[Data items]
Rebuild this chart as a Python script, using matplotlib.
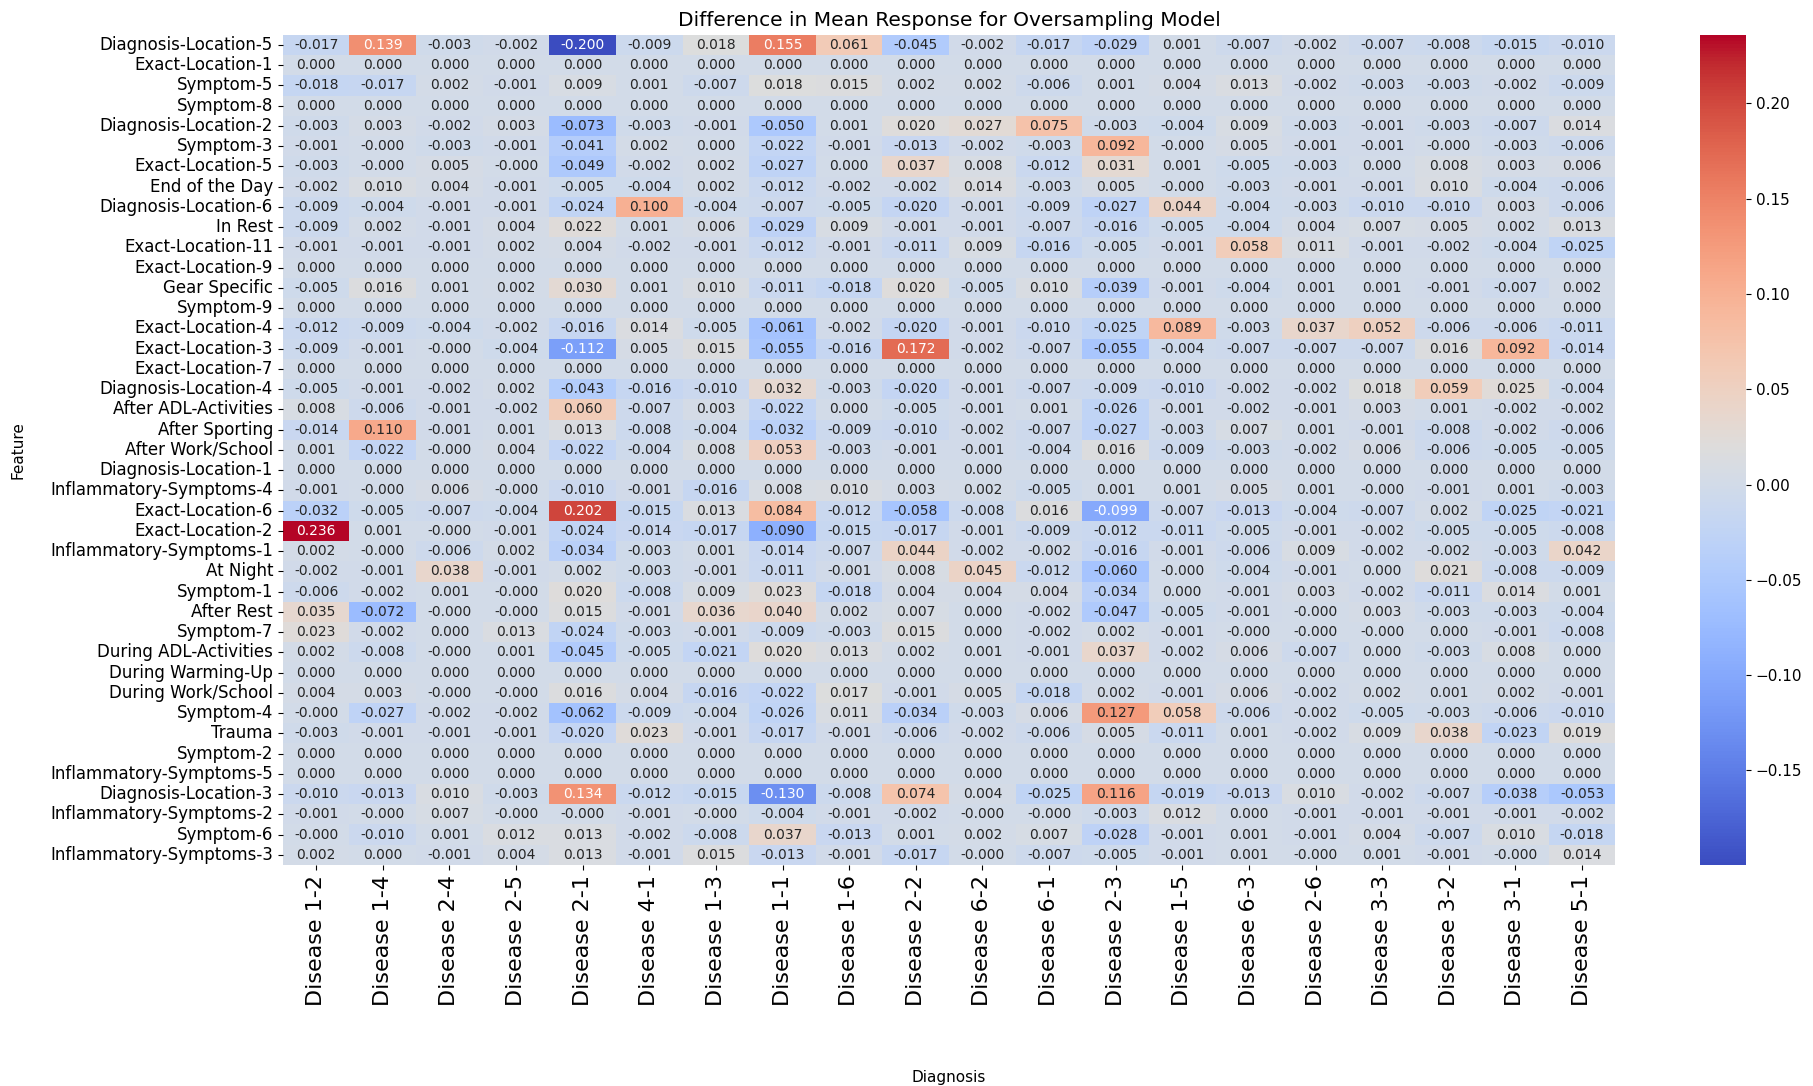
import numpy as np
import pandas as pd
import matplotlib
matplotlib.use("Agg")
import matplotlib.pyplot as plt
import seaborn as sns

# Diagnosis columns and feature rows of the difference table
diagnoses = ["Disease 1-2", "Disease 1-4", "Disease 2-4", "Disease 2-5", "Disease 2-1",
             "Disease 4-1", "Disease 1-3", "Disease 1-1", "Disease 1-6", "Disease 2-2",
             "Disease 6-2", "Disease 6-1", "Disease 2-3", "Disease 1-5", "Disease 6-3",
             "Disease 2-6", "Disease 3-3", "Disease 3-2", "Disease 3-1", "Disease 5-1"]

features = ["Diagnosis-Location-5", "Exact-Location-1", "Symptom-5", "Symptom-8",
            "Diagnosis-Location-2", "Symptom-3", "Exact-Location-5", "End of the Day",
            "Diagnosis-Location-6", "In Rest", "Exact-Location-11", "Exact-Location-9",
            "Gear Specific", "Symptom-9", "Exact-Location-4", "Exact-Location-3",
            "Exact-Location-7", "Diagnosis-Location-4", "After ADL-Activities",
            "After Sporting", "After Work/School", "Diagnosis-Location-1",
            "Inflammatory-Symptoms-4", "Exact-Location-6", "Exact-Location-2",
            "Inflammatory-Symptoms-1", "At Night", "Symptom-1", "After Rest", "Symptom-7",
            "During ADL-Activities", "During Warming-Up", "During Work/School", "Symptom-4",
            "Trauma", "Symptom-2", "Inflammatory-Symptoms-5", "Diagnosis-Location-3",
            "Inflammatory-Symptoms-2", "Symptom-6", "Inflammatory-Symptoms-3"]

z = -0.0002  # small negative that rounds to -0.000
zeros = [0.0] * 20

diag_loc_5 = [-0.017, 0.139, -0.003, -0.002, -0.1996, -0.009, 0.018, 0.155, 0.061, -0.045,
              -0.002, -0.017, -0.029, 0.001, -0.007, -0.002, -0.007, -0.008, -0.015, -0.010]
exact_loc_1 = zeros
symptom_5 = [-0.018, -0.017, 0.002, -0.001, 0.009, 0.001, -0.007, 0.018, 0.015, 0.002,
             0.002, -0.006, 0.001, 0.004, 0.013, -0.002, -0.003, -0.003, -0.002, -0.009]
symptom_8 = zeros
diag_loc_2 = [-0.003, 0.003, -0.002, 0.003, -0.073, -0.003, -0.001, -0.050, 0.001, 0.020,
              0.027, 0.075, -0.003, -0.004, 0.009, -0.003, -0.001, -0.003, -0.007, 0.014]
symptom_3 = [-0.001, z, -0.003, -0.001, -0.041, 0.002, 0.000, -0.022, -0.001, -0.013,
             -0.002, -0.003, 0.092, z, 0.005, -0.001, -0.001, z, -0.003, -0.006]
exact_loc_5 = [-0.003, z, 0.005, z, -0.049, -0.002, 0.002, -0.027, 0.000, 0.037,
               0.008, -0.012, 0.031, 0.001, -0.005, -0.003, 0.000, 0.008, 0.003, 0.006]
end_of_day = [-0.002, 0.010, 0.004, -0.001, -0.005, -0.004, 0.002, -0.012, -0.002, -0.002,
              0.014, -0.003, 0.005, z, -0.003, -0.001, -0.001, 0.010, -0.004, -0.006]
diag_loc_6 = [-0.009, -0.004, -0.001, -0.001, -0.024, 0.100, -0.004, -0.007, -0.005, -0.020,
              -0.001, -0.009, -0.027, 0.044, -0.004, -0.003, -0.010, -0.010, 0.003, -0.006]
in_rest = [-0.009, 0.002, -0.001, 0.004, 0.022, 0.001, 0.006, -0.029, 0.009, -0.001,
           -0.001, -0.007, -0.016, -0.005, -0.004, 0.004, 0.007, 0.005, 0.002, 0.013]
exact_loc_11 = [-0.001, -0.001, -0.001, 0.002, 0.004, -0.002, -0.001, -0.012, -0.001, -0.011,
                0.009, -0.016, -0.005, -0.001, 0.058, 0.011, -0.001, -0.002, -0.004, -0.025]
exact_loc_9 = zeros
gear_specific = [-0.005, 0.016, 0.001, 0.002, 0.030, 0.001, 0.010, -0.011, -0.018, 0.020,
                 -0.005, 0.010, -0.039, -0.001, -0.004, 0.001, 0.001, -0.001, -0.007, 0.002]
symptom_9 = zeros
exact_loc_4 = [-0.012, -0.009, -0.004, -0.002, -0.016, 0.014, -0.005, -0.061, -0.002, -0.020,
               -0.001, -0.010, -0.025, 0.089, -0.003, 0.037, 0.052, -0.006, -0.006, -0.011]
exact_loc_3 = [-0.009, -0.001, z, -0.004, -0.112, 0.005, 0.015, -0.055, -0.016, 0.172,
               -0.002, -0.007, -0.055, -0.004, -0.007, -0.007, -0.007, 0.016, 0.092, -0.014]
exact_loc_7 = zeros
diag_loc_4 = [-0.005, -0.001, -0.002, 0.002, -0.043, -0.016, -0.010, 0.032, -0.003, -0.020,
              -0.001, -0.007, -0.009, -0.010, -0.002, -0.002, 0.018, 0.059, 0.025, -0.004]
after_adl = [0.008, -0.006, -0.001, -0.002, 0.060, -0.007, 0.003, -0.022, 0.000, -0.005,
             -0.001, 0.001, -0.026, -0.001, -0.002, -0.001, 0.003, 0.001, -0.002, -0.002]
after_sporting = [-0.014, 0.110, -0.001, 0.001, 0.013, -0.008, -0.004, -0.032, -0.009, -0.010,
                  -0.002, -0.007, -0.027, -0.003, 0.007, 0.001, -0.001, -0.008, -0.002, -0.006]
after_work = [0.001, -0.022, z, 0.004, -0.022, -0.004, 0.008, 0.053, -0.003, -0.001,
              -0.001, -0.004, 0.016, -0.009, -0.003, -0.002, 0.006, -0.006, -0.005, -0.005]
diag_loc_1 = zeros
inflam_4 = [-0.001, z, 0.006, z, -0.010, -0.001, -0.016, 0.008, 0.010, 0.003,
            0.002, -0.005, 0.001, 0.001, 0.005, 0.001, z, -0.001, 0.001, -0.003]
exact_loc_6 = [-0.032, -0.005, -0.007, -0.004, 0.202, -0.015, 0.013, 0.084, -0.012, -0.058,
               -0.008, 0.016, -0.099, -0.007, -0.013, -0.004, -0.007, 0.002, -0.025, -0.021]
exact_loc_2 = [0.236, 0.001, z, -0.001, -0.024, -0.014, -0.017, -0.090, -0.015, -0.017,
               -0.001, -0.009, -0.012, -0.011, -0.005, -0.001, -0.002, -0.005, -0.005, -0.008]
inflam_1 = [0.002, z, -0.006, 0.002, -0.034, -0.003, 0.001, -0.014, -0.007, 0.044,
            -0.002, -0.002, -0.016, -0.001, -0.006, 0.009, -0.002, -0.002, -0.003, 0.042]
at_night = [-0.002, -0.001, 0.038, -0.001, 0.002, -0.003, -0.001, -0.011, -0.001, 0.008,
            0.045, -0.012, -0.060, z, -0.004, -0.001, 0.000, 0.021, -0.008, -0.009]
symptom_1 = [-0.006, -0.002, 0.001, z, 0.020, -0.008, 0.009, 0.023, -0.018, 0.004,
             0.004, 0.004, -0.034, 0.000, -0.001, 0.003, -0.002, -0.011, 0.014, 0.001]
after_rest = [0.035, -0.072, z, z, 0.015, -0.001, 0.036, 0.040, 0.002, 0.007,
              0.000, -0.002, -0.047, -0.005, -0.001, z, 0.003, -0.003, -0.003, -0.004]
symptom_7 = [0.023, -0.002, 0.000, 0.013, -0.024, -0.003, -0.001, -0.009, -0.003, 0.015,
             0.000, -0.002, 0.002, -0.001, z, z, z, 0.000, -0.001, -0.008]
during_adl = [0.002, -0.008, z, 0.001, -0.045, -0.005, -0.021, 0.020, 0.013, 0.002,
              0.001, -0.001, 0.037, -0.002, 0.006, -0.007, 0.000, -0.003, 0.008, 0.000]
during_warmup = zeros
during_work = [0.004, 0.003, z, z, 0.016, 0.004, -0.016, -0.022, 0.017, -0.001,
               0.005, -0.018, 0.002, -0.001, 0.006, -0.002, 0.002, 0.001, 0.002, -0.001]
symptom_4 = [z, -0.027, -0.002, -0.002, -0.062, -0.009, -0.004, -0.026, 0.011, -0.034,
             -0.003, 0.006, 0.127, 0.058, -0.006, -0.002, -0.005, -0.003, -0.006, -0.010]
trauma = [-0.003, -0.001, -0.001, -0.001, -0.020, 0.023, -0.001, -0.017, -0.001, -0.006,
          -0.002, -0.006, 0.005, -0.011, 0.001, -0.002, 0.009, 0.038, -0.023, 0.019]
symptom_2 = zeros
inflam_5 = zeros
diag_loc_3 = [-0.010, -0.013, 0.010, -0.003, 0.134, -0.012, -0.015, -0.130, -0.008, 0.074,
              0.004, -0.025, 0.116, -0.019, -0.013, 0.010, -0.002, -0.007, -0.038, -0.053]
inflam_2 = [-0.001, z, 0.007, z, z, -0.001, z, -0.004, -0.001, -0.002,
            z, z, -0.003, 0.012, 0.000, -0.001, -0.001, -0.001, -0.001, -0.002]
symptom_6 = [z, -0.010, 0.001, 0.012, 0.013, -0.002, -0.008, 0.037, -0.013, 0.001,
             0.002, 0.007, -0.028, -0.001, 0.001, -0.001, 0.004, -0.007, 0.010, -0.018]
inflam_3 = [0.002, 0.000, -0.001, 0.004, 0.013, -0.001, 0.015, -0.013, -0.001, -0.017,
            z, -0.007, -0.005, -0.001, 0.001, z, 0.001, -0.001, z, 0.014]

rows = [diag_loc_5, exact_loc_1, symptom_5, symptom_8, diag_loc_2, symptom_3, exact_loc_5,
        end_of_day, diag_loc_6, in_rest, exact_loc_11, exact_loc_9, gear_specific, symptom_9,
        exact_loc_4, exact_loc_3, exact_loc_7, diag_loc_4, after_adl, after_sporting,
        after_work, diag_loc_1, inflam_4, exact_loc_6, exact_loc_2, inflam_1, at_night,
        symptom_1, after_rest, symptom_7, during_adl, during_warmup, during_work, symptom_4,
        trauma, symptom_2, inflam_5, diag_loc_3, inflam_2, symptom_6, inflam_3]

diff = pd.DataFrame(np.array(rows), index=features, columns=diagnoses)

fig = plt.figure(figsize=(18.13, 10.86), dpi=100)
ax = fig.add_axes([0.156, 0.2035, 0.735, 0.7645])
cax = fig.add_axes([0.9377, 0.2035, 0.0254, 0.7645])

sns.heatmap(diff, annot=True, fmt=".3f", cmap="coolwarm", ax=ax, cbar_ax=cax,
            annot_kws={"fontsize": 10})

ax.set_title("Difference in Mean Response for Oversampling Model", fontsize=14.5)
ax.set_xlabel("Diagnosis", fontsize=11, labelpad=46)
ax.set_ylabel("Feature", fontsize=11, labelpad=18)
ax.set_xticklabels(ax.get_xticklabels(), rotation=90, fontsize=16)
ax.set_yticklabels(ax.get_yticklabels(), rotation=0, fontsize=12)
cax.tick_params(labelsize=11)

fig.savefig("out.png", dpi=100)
* * *
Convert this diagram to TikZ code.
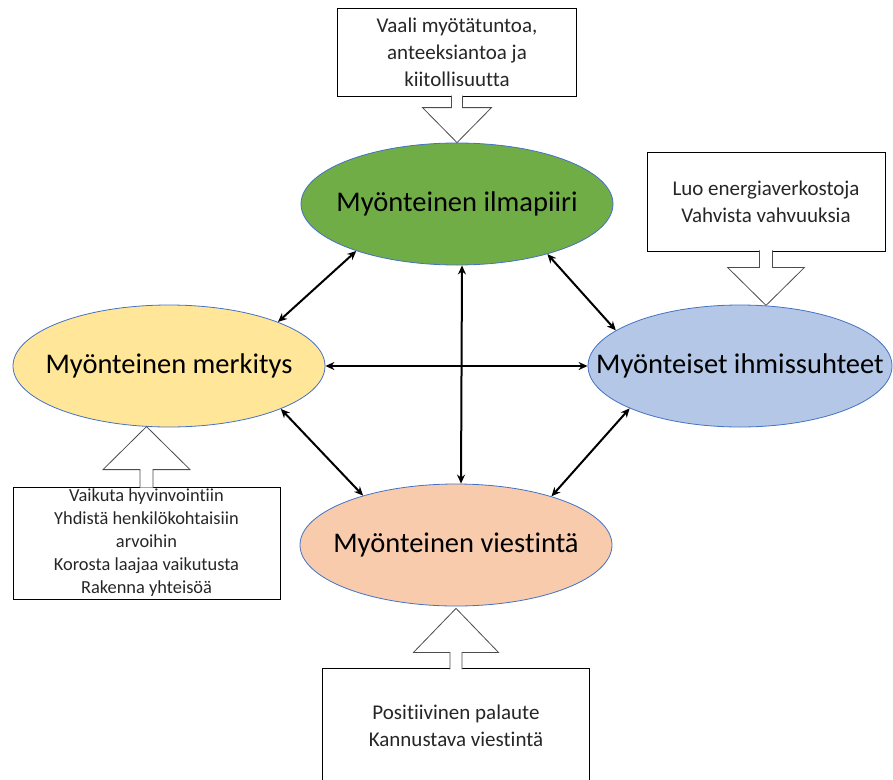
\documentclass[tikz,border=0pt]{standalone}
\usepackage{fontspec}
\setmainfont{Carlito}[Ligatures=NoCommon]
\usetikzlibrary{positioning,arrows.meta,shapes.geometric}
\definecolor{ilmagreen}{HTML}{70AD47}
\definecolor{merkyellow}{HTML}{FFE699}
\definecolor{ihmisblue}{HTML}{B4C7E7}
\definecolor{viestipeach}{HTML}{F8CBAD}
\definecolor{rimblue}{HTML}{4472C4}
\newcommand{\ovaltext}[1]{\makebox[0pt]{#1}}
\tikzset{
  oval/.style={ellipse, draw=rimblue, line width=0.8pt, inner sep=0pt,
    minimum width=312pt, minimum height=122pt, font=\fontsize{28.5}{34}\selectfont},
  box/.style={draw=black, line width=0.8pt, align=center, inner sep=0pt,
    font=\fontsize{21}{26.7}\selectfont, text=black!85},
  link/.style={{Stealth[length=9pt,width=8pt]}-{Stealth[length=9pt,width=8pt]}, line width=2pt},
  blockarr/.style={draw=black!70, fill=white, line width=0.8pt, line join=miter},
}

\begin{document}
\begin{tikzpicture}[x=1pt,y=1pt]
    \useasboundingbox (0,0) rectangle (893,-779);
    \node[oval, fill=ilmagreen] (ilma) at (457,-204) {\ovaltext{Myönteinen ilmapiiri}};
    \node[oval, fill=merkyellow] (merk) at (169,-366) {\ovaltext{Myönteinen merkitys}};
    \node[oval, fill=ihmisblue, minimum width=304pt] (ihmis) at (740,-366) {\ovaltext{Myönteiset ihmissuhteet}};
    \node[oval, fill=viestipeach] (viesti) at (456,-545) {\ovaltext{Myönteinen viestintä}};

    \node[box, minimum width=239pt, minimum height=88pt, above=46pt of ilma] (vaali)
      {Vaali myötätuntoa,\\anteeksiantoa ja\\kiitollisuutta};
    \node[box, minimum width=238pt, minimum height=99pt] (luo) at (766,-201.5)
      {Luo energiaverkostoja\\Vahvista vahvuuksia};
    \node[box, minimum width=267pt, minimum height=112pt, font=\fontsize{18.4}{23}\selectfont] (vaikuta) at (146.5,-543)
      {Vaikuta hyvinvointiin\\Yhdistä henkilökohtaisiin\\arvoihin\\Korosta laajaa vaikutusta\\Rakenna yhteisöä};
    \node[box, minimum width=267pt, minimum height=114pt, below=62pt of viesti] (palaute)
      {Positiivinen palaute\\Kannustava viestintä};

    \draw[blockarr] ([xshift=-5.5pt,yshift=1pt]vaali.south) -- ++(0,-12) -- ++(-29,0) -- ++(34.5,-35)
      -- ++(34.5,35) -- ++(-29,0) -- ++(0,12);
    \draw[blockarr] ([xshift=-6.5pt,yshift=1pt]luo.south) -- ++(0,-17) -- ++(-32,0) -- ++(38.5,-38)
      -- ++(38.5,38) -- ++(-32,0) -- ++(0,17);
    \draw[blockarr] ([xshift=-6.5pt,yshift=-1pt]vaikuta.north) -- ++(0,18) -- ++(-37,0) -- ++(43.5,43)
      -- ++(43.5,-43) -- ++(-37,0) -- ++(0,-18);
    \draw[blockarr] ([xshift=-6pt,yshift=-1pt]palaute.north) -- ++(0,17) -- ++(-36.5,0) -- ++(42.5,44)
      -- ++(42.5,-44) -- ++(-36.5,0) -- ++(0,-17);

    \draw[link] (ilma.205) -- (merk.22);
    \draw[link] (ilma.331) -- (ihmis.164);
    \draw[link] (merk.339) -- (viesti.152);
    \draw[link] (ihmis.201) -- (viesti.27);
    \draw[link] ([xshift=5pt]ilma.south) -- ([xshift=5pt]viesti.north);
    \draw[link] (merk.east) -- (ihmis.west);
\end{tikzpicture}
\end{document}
==
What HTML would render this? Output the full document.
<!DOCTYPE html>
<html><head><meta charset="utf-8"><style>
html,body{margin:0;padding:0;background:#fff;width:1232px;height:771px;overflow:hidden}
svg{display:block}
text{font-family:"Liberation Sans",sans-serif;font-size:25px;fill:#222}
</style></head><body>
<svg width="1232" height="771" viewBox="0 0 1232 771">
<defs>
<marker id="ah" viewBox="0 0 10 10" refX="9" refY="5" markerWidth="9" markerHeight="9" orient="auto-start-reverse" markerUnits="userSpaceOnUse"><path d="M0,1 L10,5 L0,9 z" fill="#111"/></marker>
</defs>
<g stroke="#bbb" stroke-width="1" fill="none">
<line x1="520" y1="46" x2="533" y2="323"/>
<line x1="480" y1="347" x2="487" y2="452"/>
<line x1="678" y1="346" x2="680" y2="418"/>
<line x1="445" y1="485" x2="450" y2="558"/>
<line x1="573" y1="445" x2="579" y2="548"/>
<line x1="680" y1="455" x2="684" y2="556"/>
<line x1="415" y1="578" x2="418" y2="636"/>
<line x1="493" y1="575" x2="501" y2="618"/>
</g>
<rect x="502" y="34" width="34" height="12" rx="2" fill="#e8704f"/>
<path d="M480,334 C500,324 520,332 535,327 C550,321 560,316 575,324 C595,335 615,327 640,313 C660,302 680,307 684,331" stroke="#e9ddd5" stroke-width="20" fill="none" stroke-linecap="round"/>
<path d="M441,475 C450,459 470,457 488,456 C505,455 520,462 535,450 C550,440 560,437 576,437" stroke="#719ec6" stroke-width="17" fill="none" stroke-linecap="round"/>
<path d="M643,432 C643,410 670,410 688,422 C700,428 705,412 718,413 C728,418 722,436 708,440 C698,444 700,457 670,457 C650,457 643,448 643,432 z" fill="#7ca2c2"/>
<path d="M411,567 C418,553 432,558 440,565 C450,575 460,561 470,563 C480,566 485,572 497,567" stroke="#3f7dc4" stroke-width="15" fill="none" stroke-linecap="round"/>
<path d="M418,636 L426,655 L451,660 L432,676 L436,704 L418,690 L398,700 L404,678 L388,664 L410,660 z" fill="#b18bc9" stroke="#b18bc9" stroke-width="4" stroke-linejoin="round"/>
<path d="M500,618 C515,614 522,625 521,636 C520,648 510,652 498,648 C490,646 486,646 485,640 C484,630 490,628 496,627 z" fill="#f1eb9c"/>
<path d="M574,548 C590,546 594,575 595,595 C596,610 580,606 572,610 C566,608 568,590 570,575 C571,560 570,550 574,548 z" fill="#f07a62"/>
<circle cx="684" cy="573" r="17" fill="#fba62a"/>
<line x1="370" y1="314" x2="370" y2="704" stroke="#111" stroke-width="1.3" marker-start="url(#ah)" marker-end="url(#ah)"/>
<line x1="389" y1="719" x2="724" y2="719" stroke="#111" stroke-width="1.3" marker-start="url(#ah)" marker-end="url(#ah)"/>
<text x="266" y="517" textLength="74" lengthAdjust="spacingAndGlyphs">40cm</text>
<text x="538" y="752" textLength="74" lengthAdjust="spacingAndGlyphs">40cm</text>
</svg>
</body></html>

### WHAT THE TASK REQUIRES
Report each line in the data that holds the word "matplotlib".

### ANSWER BELOW
Rebuild this chart as a Python script, using matplotlib.
import matplotlib
matplotlib.use("Agg")
import matplotlib.pyplot as plt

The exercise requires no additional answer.